Barrera no es un restaurante de Madrid | Gastronomía: recetas, restaurantes y bebidas



Barrera, en el número 25 de la calle de Alonso Cano, en el barrio de Chamberí, en Madrid, no es un restaurante. Tampoco parece un restaurante. Al pasar caminando por delante de la fachada en la que está incrustada su puerta de entrada resulta fácil dejarla atrás, confundirla por el aparador de una tienda de antigüedades, de trastos, de muñecas de párpados batientes atascados, luces de flexo y candelabros oxidados. Barrera es un rape gigantesco que espera, enterrado en la arena. Por eso es recomendable adentrarse en su interior en compañía de alguien de confianza que sostenga un farolillo con una vela encendida.

Aquello que puede otorgarle condición de restaurante, esto es el hecho de que en su interior se sirven guisos sostenidos por vajillas destinados a ser comidos por clientes, sucede en la sala del fondo. A ella se llega después de cruzar una especie de bar de crucero de lujo abandonado, húmedo y oscuro —una boca llena de renglones de dientes afilados y torcidos—, y un pasillo estrecho de piso de barriada de los años setenta —un esófago largo y cartilaginoso—. Entonces el espacio se abre y aparece una gran estancia decorada como un salón burgués, un gran estómago, entapizado de baldosas rotas, custodiado por muebles bufet y vitrinas que se mueven cuando no los miras, que guarda seis o siete mesas vestidas con lencería espesa y pesada de algodón e hilo. Encima de cada una de ellas reposa un juego de copas descomunales.

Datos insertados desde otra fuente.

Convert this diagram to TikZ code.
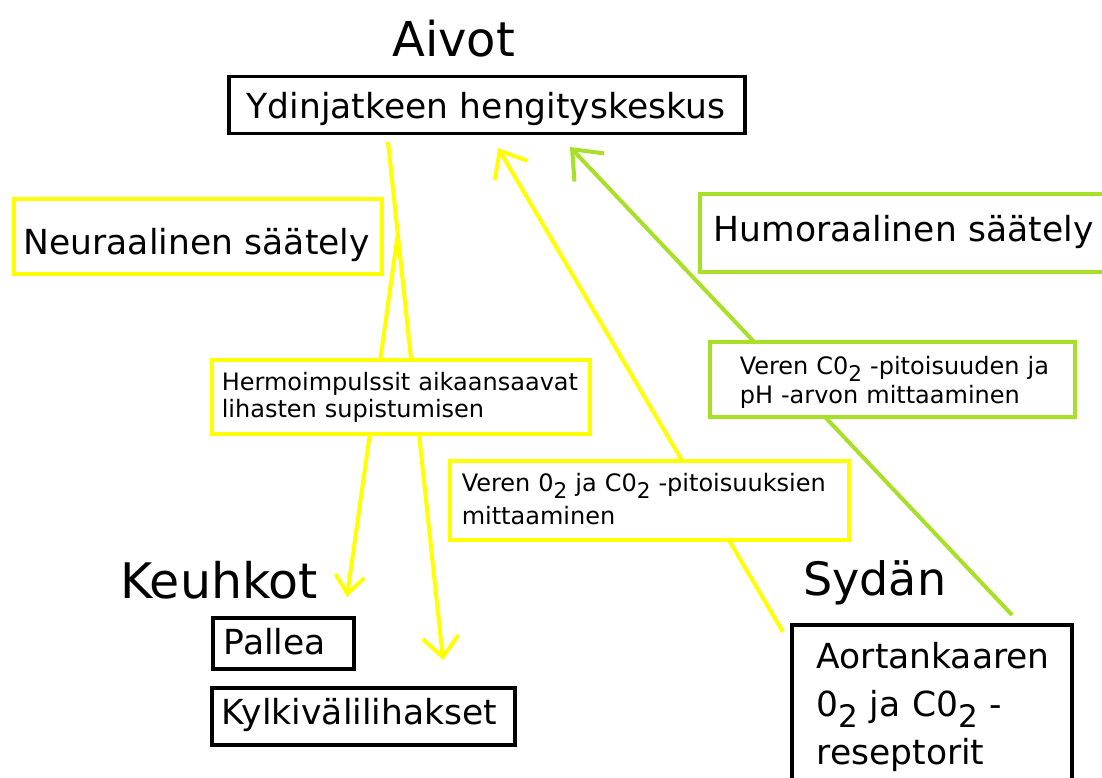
\documentclass[tikz,border=0pt]{standalone}
\usepackage{fontspec}
\setmainfont{DejaVu Sans}
\usetikzlibrary{arrows.meta,backgrounds}
\definecolor{ylw}{RGB}{255,255,0}
\definecolor{grn}{RGB}{168,224,40}
\newcommand{\subtwo}{\raisebox{-0.3em}{\scalebox{0.9}{2}}}
\newcommand{\bigfont}{\fontsize{34.5}{48}\selectfont}
\begin{document}
\begin{tikzpicture}[x=1pt,y=-1pt,
  panel/.style={rectangle, draw, fill=white, line width=3.5pt, inner ysep=0pt, anchor=north west, align=left},
  title/.style={anchor=base west, inner sep=0pt},
  yline/.style={draw=ylw, line width=4pt},
  gline/.style={draw=grn, line width=4pt},
]
\useasboundingbox (0,0) rectangle (1102,778);
\clip (0,0) rectangle (1102,778);

% titles
\node[title, font=\fontsize{48}{56}\selectfont] (aivot) at (392,57) {Aivot};
\node[title, font=\fontsize{49}{56}\selectfont] (keuhkot) at (120,598) {Keuhkot};
\node[title, font=\fontsize{46}{56}\selectfont] (sydan) at (803,595) {Sydän};

% boxes
\node[panel, draw=black, minimum width=516pt, minimum height=57pt, inner xsep=18pt,
  text width=480pt, text height=28.5pt, text depth=1.5pt, font=\bigfont] (ydin) at (227,75)
  {\mbox{Ydinjatkeen hengityskeskus}};
\node[panel, draw=ylw, minimum width=368pt, minimum height=75pt, inner xsep=10pt,
  text width=348pt, text height=38.5pt, text depth=1.5pt, font=\bigfont] (neur) at (12,197)
  {\mbox{Neuraalinen säätely}};
\node[panel, draw=grn, minimum width=412pt, minimum height=78pt, inner xsep=14pt,
  text width=384pt, text height=24pt, text depth=6pt, font=\bigfont] (humor) at (698,192)
  {\mbox{Humoraalinen säätely}};
\node[panel, draw=ylw, minimum width=378pt, minimum height=74pt, inner xsep=10pt,
  text width=358pt, text height=24pt, text depth=36pt, font=\fontsize{24}{27}\selectfont] (hermo) at (210,358)
  {\mbox{Hermoimpulssit aikaansaavat}\\\mbox{lihasten supistumisen}};
\node[panel, draw=ylw, minimum width=399pt, minimum height=79pt, inner xsep=12pt,
  text width=375pt, text height=21.5pt, text depth=38.5pt, font=\fontsize{24}{33}\selectfont] (veren1) at (448,459)
  {\mbox{Veren 0\subtwo{} ja C0\subtwo{} -pitoisuuksien}\\\mbox{mittaaminen}};
\node[panel, draw=grn, minimum width=365pt, minimum height=75pt, inner xsep=30pt,
  text width=305pt, text height=25.5pt, text depth=34.5pt, font=\fontsize{24}{29}\selectfont] (veren2) at (708,340)
  {\mbox{Veren C0\subtwo{} -pitoisuuden ja}\\\mbox{pH -arvon mittaaminen}};
\node[panel, draw=black, minimum width=141pt, minimum height=51pt, inner xsep=11pt,
  text width=119pt, text height=26.5pt, text depth=3.5pt, font=\bigfont] (pallea) at (211,616)
  {\mbox{Pallea}};
\node[panel, draw=black, minimum width=303pt, minimum height=57pt, inner xsep=10pt,
  text width=283pt, text height=23.5pt, text depth=6.5pt, font=\bigfont] (kylki) at (210,686)
  {\mbox{Kylkivälilihakset}};
\node[panel, draw=black, minimum width=280pt, minimum height=168pt, inner xsep=25pt,
  text width=230pt, text height=30pt, text depth=110pt, font=\bigfont] (aortan) at (790,623)
  {\mbox{Aortankaaren}\\\mbox{0\subtwo{} ja C0\subtwo{} -}\\\mbox{reseptorit}};

% connector end points
\coordinate (n1) at (388,142);
\coordinate (n2) at (443,660);
\coordinate (n3) at (398,233);
\coordinate (n4) at (347,597);
\coordinate (v1) at (783,632);
\coordinate (v2) at (498,148);
\coordinate (h1) at (1012,615);
\coordinate (h2) at (570,147);

\begin{pgfonlayer}{background}
\fill[white] (0,0) rectangle (1102,778);
\draw[yline, -{Straight Barb[length=20pt,width=36pt]}] (n1) -- (n2);
\draw[yline, -{Straight Barb[length=18pt,width=29pt]}] (n3) -- (n4);
\draw[yline, -{Straight Barb[length=23pt,width=38pt]}] (v1) -- (v2);
\draw[gline, -{Straight Barb[length=25pt,width=41pt]}] (h1) -- (h2);
\end{pgfonlayer}
\end{tikzpicture}
\end{document}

Su chef y propietaria está de acuerdo, en que eso no es un restaurante. Ana, cuyo apellido da nombre a este no-restaurante, dice que es su casa. Pero se equivoca: Barrera es ella. Barrera es Ana, su cuerpo y su espíritu; la ballena, el rape colosal que se come a Jonás, a Pinocho, a Gepetto y a todos los seres humanos que acaben sentados en su comedor de paredes que no terminan de ser sólidas del todo.

Lo supe al ver los ocho cuadros que cuelgan en fila en uno de los muros. Los marcos, que ciñen esbozos hechos a lápiz de ramas, flores y caracolas, están hechos de madera de distintos colores y tonalidades, son ligeramente diferentes de tamaño unos de otros, y están mal alineados, torcidos. El resultado del conjunto es una forma terriblemente incómoda y ondulante. Dispongan de un cuchillo afilado y practíquense una incisión profunda en el tórax siguiendo la línea del esternón. Levanten ligeramente con la palma de la mano la mantita de carne resultante. Cojan un pie de rey y midan el ancho y el largo de cada una de sus costillas, así como la distancia que separa a cada una de la siguiente. Verán que no por no seguir proporciones matemáticas ni regularidades aritméticas no dejan de ser perfectas y estar colocadas justo donde les corresponde. Esto mismo ocurre en Barrera con los cuadros, con las baldosas, con las mesas, con los platos.

Tomé ensaladilla rusa con pipas de calabaza tostadas, alcachofas fritas, patatas revolconas con torreznos, ventresca de atún, costillitas de cabrito lechal, perdiz en escabeche, merluza rebozada y tarta de limón. Cualquiera que haya leído alguna vez en su vida una reseña o una crítica gastronómica y que, guiado por ella, haya comido alguna vez en algún restaurante, sabe que esta retahíla de palabras en boca o pluma de una escritora o columnista puede significar tanto cualquier cosa como nada en absoluto. Los nombres de los platos, las descripciones, las fotografías, las recetas, las explicaciones. No se los daré porque no son necesarios.

En algún lado he leído a alguien referirse a este restaurante como un lugar de alta gastronomía humilde. Ninguna afirmación estaría más lejos de la realidad. En la cocina de Ana hay corujas, pero no pamplinas. La austeridad y rusticidad de sus platos es beligerante y soberbia.

En su no-restaurante Ana se alza y erige como un Coriolano de celofán: una bestia portentosa y hábil, orgullosa; y liviana como el esqueleto de lencería de una hoja de eucalipto seca olvidada entre las páginas de un libro viejo.

“Soy el creador de mí mismo”, declaraba el protagonista de la mejor tragedia de Shakespeare. Todo lo que sucede en Barrera sucede dentro de Ana. Su cocina y su hospitalidad no son sólo alta gastronomía, sino la culminación de una forma sabia de entender la artesanía: la fusión de la humanidad con la técnica manual, la comunión de la capacidad de sentir con la de pensar, con la de tocar, con la de elegir la cuchara concreta que va a posarse encima de ese mantel.

A Barrera uno va a alimentar una idea de civilización, a dejarse devorar por una ballena.